**Required work**
Reproduce the material below line by line, beginning with its first line and ending with the line that contains "const seriesNames = ['W/B130%', 'W/B140%', 'W/B150%'];"; leave out pictures.

**Recorded information**
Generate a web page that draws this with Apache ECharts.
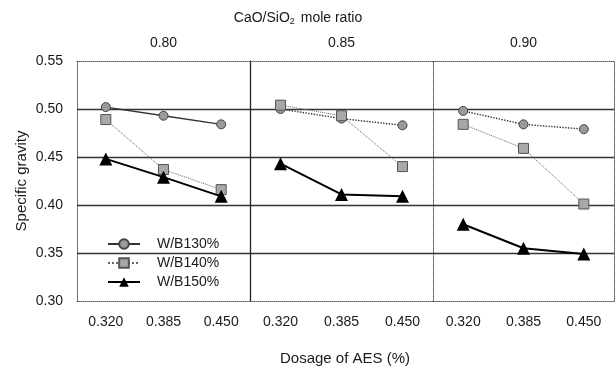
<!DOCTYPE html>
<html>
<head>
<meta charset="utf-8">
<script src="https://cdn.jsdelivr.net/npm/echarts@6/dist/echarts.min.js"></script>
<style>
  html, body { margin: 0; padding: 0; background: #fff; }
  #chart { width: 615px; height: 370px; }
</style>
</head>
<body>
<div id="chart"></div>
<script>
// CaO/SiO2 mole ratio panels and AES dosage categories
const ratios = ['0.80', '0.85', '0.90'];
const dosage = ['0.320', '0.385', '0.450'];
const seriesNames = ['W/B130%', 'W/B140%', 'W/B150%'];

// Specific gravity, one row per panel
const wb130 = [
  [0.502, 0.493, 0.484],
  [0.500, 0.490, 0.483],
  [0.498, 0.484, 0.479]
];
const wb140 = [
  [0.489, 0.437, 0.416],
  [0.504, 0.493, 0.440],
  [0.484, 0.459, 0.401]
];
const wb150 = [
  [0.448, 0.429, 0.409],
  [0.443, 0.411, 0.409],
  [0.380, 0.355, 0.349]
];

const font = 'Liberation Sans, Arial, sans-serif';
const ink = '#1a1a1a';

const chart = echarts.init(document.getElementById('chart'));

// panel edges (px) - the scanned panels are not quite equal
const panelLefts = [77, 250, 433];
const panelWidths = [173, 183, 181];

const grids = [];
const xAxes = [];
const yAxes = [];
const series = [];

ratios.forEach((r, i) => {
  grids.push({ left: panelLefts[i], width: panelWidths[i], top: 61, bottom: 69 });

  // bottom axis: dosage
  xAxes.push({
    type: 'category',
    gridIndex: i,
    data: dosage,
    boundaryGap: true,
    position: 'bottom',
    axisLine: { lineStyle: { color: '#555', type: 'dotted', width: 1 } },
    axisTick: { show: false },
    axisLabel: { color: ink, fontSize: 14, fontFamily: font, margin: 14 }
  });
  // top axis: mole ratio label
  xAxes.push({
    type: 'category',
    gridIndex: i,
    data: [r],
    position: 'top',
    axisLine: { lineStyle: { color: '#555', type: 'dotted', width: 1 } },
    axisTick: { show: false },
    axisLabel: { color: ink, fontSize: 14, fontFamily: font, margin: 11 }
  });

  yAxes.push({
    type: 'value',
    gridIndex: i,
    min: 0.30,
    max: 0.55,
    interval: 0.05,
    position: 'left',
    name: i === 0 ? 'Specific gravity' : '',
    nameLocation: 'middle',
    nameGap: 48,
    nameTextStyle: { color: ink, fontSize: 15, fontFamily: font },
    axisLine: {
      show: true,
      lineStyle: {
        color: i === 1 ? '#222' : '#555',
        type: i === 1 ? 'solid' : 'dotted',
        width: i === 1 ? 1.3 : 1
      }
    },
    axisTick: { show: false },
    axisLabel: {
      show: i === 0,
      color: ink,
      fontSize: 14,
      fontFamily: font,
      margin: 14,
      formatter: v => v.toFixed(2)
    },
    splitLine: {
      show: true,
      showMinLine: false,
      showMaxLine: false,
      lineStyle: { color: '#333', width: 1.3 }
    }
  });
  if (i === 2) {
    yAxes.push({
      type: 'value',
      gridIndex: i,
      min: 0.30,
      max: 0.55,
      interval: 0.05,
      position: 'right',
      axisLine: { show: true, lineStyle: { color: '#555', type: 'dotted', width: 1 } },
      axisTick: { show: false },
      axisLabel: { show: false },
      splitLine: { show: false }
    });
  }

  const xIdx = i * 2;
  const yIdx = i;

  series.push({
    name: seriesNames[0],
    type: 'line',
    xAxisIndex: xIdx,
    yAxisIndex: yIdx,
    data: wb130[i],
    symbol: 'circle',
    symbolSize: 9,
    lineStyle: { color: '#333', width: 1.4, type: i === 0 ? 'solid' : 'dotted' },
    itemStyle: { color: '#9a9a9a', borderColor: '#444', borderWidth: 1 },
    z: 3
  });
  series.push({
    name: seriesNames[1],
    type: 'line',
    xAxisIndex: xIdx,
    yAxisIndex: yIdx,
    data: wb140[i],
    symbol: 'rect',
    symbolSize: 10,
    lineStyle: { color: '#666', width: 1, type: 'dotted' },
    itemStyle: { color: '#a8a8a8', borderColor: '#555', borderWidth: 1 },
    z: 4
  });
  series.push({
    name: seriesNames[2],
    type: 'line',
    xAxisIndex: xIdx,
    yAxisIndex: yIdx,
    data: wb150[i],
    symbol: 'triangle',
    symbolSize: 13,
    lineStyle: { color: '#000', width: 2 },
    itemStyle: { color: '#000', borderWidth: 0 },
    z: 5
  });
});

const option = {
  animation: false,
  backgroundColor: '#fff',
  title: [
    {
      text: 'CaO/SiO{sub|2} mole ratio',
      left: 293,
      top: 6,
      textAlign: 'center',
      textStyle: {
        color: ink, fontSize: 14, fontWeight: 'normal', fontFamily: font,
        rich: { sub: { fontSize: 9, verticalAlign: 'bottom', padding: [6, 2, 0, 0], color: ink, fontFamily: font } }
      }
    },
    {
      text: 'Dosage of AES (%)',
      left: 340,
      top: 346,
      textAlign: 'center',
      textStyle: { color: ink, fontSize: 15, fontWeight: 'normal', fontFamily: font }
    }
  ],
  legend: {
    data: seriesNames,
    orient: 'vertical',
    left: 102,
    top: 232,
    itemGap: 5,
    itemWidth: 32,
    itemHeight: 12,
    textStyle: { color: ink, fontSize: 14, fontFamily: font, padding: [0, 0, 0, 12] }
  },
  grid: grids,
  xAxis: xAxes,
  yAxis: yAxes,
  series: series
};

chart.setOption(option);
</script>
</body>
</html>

**Problem solution**
Generate a web page that draws this with Apache ECharts.
<!DOCTYPE html>
<html>
<head>
<meta charset="utf-8">
<script src="https://cdn.jsdelivr.net/npm/echarts@6/dist/echarts.min.js"></script>
<style>
  html, body { margin: 0; padding: 0; background: #fff; }
  #chart { width: 615px; height: 370px; }
</style>
</head>
<body>
<div id="chart"></div>
<script>
// CaO/SiO2 mole ratio panels and AES dosage categories
const ratios = ['0.80', '0.85', '0.90'];
const dosage = ['0.320', '0.385', '0.450'];
const seriesNames = ['W/B130%', 'W/B140%', 'W/B150%'];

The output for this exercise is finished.